- **What is needed**
Reproduce the listing below word for word, with no pictures.

-=-=-=-=-

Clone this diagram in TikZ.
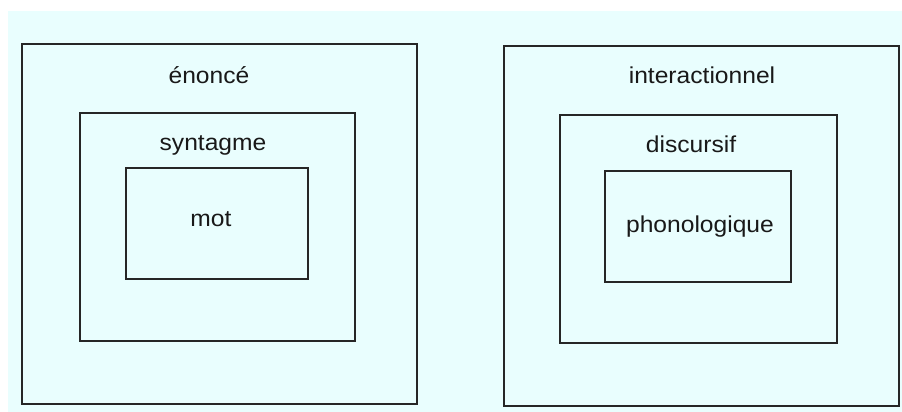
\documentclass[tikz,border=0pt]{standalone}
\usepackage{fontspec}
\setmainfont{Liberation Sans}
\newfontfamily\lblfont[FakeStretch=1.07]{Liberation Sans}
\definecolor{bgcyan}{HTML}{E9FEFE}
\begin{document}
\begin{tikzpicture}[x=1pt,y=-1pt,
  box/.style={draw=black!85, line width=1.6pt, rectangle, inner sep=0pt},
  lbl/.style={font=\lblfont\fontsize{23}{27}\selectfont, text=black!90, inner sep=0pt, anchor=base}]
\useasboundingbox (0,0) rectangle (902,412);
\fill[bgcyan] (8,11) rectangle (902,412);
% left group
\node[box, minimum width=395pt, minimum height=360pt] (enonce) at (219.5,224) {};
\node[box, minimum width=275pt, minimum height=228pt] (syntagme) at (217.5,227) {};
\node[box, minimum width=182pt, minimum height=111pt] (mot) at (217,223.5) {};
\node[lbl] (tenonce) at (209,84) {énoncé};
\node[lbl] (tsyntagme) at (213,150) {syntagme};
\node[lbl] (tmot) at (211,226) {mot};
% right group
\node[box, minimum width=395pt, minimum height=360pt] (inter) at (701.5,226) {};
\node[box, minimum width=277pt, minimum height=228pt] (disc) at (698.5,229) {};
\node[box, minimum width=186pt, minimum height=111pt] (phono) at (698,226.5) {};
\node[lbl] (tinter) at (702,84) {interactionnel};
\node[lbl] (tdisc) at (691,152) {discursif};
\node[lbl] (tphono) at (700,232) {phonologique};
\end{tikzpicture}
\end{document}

-=-=-=-=-

- **Output for this task**
Clone this diagram in TikZ.
\documentclass[tikz,border=0pt]{standalone}
\usepackage{fontspec}
\setmainfont{Liberation Sans}
\newfontfamily\lblfont[FakeStretch=1.07]{Liberation Sans}
\definecolor{bgcyan}{HTML}{E9FEFE}
\begin{document}
\begin{tikzpicture}[x=1pt,y=-1pt,
  box/.style={draw=black!85, line width=1.6pt, rectangle, inner sep=0pt},
  lbl/.style={font=\lblfont\fontsize{23}{27}\selectfont, text=black!90, inner sep=0pt, anchor=base}]
\useasboundingbox (0,0) rectangle (902,412);
\fill[bgcyan] (8,11) rectangle (902,412);
% left group
\node[box, minimum width=395pt, minimum height=360pt] (enonce) at (219.5,224) {};
\node[box, minimum width=275pt, minimum height=228pt] (syntagme) at (217.5,227) {};
\node[box, minimum width=182pt, minimum height=111pt] (mot) at (217,223.5) {};
\node[lbl] (tenonce) at (209,84) {énoncé};
\node[lbl] (tsyntagme) at (213,150) {syntagme};
\node[lbl] (tmot) at (211,226) {mot};
% right group
\node[box, minimum width=395pt, minimum height=360pt] (inter) at (701.5,226) {};
\node[box, minimum width=277pt, minimum height=228pt] (disc) at (698.5,229) {};
\node[box, minimum width=186pt, minimum height=111pt] (phono) at (698,226.5) {};
\node[lbl] (tinter) at (702,84) {interactionnel};
\node[lbl] (tdisc) at (691,152) {discursif};
\node[lbl] (tphono) at (700,232) {phonologique};
\end{tikzpicture}
\end{document}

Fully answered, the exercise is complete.